▼▼▼

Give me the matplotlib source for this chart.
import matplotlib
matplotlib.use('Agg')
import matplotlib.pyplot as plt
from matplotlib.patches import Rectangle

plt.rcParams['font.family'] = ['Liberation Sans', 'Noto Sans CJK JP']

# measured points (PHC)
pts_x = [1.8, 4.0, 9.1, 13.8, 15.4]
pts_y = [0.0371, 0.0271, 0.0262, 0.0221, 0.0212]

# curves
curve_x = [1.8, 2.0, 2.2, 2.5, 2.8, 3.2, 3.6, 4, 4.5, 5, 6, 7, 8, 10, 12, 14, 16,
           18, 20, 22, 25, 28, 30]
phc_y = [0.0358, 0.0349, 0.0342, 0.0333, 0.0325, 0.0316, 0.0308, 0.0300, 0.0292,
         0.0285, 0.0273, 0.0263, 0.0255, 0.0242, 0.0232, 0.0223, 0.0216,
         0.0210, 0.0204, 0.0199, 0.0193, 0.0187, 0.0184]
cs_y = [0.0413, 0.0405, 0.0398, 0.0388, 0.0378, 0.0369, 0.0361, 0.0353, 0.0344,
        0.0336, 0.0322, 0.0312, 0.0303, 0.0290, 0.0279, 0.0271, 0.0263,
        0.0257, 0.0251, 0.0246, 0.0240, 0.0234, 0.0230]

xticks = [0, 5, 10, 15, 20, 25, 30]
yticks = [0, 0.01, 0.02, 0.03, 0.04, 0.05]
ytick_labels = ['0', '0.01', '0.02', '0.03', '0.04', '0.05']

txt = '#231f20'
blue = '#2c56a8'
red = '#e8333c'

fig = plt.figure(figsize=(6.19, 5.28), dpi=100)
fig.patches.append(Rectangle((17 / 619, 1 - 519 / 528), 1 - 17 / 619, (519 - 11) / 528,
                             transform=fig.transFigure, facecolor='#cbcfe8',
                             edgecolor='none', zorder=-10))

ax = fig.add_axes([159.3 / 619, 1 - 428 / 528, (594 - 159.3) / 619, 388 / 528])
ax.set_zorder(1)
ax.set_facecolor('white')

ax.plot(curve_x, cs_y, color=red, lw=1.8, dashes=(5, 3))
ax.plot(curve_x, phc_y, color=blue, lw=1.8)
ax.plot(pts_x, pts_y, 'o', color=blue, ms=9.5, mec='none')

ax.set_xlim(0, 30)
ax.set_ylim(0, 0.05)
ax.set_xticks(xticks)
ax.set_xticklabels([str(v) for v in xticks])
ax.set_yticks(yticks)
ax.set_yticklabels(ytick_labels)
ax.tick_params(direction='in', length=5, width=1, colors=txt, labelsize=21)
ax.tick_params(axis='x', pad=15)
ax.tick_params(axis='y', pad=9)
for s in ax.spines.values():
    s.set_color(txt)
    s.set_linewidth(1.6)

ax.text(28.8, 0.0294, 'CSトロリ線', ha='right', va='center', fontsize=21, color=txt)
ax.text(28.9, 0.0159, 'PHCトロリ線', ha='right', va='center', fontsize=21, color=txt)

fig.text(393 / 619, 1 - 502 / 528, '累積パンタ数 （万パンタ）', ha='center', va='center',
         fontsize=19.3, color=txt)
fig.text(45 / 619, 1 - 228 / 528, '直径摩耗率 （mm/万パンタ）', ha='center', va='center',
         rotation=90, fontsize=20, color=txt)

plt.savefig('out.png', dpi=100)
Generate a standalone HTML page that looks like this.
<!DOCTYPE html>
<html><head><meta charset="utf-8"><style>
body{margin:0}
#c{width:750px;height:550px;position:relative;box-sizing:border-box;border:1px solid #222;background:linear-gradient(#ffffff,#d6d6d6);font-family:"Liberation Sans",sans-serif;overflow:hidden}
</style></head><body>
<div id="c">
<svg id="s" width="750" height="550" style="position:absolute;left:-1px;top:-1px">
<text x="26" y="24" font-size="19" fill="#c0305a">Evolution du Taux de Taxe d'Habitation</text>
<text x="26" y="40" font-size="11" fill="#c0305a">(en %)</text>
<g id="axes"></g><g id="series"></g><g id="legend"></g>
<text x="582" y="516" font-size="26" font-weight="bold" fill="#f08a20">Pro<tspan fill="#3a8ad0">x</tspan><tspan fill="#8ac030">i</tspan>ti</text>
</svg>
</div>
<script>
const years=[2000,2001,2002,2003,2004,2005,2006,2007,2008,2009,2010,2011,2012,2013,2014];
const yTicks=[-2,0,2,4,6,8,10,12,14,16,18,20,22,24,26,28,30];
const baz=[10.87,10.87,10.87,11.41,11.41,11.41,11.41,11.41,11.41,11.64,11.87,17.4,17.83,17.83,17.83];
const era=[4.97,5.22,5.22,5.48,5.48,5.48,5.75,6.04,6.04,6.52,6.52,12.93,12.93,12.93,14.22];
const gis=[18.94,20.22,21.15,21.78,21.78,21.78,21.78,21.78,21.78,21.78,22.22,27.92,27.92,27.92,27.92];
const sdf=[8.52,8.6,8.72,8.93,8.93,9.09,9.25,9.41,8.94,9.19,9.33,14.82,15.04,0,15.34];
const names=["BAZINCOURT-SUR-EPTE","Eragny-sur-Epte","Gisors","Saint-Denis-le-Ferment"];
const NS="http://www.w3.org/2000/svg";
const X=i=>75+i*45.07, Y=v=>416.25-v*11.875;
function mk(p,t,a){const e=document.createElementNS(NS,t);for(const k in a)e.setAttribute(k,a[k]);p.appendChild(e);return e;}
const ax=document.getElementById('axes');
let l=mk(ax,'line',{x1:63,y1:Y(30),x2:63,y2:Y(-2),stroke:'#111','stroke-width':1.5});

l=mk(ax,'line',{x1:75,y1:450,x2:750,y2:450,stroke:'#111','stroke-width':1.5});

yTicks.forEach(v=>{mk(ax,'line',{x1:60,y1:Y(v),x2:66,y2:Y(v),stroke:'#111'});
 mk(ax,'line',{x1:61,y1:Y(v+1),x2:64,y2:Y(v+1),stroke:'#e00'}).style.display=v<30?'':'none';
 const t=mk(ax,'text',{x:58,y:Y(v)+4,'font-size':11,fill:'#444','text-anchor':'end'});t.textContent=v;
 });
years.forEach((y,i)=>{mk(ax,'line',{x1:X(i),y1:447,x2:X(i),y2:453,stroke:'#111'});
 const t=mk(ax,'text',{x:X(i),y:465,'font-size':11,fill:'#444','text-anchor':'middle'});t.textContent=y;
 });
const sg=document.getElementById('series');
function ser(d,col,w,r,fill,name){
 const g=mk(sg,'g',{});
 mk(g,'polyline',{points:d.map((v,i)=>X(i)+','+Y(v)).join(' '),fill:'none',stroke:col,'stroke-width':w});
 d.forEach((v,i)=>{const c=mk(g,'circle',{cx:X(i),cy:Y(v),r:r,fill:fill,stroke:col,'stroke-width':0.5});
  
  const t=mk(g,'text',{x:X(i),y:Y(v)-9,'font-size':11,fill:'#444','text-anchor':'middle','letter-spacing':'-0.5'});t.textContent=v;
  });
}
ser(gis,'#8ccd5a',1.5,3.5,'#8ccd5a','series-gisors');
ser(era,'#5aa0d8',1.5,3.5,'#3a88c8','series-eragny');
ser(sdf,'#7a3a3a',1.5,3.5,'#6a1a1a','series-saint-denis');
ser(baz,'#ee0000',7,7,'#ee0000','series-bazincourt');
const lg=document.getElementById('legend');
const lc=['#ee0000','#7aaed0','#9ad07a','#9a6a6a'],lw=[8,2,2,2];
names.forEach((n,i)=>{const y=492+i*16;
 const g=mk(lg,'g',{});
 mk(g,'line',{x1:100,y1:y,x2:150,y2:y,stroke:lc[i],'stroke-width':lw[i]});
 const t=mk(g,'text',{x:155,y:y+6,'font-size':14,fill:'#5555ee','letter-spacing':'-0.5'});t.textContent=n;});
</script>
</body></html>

▲▲▲

Type out the material again exactly as presented.

Finished exercise —
Give me the matplotlib source for this chart.
import matplotlib
matplotlib.use('Agg')
import matplotlib.pyplot as plt
from matplotlib.patches import Rectangle

plt.rcParams['font.family'] = ['Liberation Sans', 'Noto Sans CJK JP']

# measured points (PHC)
pts_x = [1.8, 4.0, 9.1, 13.8, 15.4]
pts_y = [0.0371, 0.0271, 0.0262, 0.0221, 0.0212]

# curves
curve_x = [1.8, 2.0, 2.2, 2.5, 2.8, 3.2, 3.6, 4, 4.5, 5, 6, 7, 8, 10, 12, 14, 16,
           18, 20, 22, 25, 28, 30]
phc_y = [0.0358, 0.0349, 0.0342, 0.0333, 0.0325, 0.0316, 0.0308, 0.0300, 0.0292,
         0.0285, 0.0273, 0.0263, 0.0255, 0.0242, 0.0232, 0.0223, 0.0216,
         0.0210, 0.0204, 0.0199, 0.0193, 0.0187, 0.0184]
cs_y = [0.0413, 0.0405, 0.0398, 0.0388, 0.0378, 0.0369, 0.0361, 0.0353, 0.0344,
        0.0336, 0.0322, 0.0312, 0.0303, 0.0290, 0.0279, 0.0271, 0.0263,
        0.0257, 0.0251, 0.0246, 0.0240, 0.0234, 0.0230]

xticks = [0, 5, 10, 15, 20, 25, 30]
yticks = [0, 0.01, 0.02, 0.03, 0.04, 0.05]
ytick_labels = ['0', '0.01', '0.02', '0.03', '0.04', '0.05']

txt = '#231f20'
blue = '#2c56a8'
red = '#e8333c'

fig = plt.figure(figsize=(6.19, 5.28), dpi=100)
fig.patches.append(Rectangle((17 / 619, 1 - 519 / 528), 1 - 17 / 619, (519 - 11) / 528,
                             transform=fig.transFigure, facecolor='#cbcfe8',
                             edgecolor='none', zorder=-10))

ax = fig.add_axes([159.3 / 619, 1 - 428 / 528, (594 - 159.3) / 619, 388 / 528])
ax.set_zorder(1)
ax.set_facecolor('white')

ax.plot(curve_x, cs_y, color=red, lw=1.8, dashes=(5, 3))
ax.plot(curve_x, phc_y, color=blue, lw=1.8)
ax.plot(pts_x, pts_y, 'o', color=blue, ms=9.5, mec='none')

ax.set_xlim(0, 30)
ax.set_ylim(0, 0.05)
ax.set_xticks(xticks)
ax.set_xticklabels([str(v) for v in xticks])
ax.set_yticks(yticks)
ax.set_yticklabels(ytick_labels)
ax.tick_params(direction='in', length=5, width=1, colors=txt, labelsize=21)
ax.tick_params(axis='x', pad=15)
ax.tick_params(axis='y', pad=9)
for s in ax.spines.values():
    s.set_color(txt)
    s.set_linewidth(1.6)

ax.text(28.8, 0.0294, 'CSトロリ線', ha='right', va='center', fontsize=21, color=txt)
ax.text(28.9, 0.0159, 'PHCトロリ線', ha='right', va='center', fontsize=21, color=txt)

fig.text(393 / 619, 1 - 502 / 528, '累積パンタ数 （万パンタ）', ha='center', va='center',
         fontsize=19.3, color=txt)
fig.text(45 / 619, 1 - 228 / 528, '直径摩耗率 （mm/万パンタ）', ha='center', va='center',
         rotation=90, fontsize=20, color=txt)

plt.savefig('out.png', dpi=100)
Generate a standalone HTML page that looks like this.
<!DOCTYPE html>
<html><head><meta charset="utf-8"><style>
body{margin:0}
#c{width:750px;height:550px;position:relative;box-sizing:border-box;border:1px solid #222;background:linear-gradient(#ffffff,#d6d6d6);font-family:"Liberation Sans",sans-serif;overflow:hidden}
</style></head><body>
<div id="c">
<svg id="s" width="750" height="550" style="position:absolute;left:-1px;top:-1px">
<text x="26" y="24" font-size="19" fill="#c0305a">Evolution du Taux de Taxe d'Habitation</text>
<text x="26" y="40" font-size="11" fill="#c0305a">(en %)</text>
<g id="axes"></g><g id="series"></g><g id="legend"></g>
<text x="582" y="516" font-size="26" font-weight="bold" fill="#f08a20">Pro<tspan fill="#3a8ad0">x</tspan><tspan fill="#8ac030">i</tspan>ti</text>
</svg>
</div>
<script>
const years=[2000,2001,2002,2003,2004,2005,2006,2007,2008,2009,2010,2011,2012,2013,2014];
const yTicks=[-2,0,2,4,6,8,10,12,14,16,18,20,22,24,26,28,30];
const baz=[10.87,10.87,10.87,11.41,11.41,11.41,11.41,11.41,11.41,11.64,11.87,17.4,17.83,17.83,17.83];
const era=[4.97,5.22,5.22,5.48,5.48,5.48,5.75,6.04,6.04,6.52,6.52,12.93,12.93,12.93,14.22];
const gis=[18.94,20.22,21.15,21.78,21.78,21.78,21.78,21.78,21.78,21.78,22.22,27.92,27.92,27.92,27.92];
const sdf=[8.52,8.6,8.72,8.93,8.93,9.09,9.25,9.41,8.94,9.19,9.33,14.82,15.04,0,15.34];
const names=["BAZINCOURT-SUR-EPTE","Eragny-sur-Epte","Gisors","Saint-Denis-le-Ferment"];
const NS="http://www.w3.org/2000/svg";
const X=i=>75+i*45.07, Y=v=>416.25-v*11.875;
function mk(p,t,a){const e=document.createElementNS(NS,t);for(const k in a)e.setAttribute(k,a[k]);p.appendChild(e);return e;}
const ax=document.getElementById('axes');
let l=mk(ax,'line',{x1:63,y1:Y(30),x2:63,y2:Y(-2),stroke:'#111','stroke-width':1.5});

l=mk(ax,'line',{x1:75,y1:450,x2:750,y2:450,stroke:'#111','stroke-width':1.5});

yTicks.forEach(v=>{mk(ax,'line',{x1:60,y1:Y(v),x2:66,y2:Y(v),stroke:'#111'});
 mk(ax,'line',{x1:61,y1:Y(v+1),x2:64,y2:Y(v+1),stroke:'#e00'}).style.display=v<30?'':'none';
 const t=mk(ax,'text',{x:58,y:Y(v)+4,'font-size':11,fill:'#444','text-anchor':'end'});t.textContent=v;
 });
years.forEach((y,i)=>{mk(ax,'line',{x1:X(i),y1:447,x2:X(i),y2:453,stroke:'#111'});
 const t=mk(ax,'text',{x:X(i),y:465,'font-size':11,fill:'#444','text-anchor':'middle'});t.textContent=y;
 });
const sg=document.getElementById('series');
function ser(d,col,w,r,fill,name){
 const g=mk(sg,'g',{});
 mk(g,'polyline',{points:d.map((v,i)=>X(i)+','+Y(v)).join(' '),fill:'none',stroke:col,'stroke-width':w});
 d.forEach((v,i)=>{const c=mk(g,'circle',{cx:X(i),cy:Y(v),r:r,fill:fill,stroke:col,'stroke-width':0.5});
  
  const t=mk(g,'text',{x:X(i),y:Y(v)-9,'font-size':11,fill:'#444','text-anchor':'middle','letter-spacing':'-0.5'});t.textContent=v;
  });
}
ser(gis,'#8ccd5a',1.5,3.5,'#8ccd5a','series-gisors');
ser(era,'#5aa0d8',1.5,3.5,'#3a88c8','series-eragny');
ser(sdf,'#7a3a3a',1.5,3.5,'#6a1a1a','series-saint-denis');
ser(baz,'#ee0000',7,7,'#ee0000','series-bazincourt');
const lg=document.getElementById('legend');
const lc=['#ee0000','#7aaed0','#9ad07a','#9a6a6a'],lw=[8,2,2,2];
names.forEach((n,i)=>{const y=492+i*16;
 const g=mk(lg,'g',{});
 mk(g,'line',{x1:100,y1:y,x2:150,y2:y,stroke:lc[i],'stroke-width':lw[i]});
 const t=mk(g,'text',{x:155,y:y+6,'font-size':14,fill:'#5555ee','letter-spacing':'-0.5'});t.textContent=n;});
</script>
</body></html>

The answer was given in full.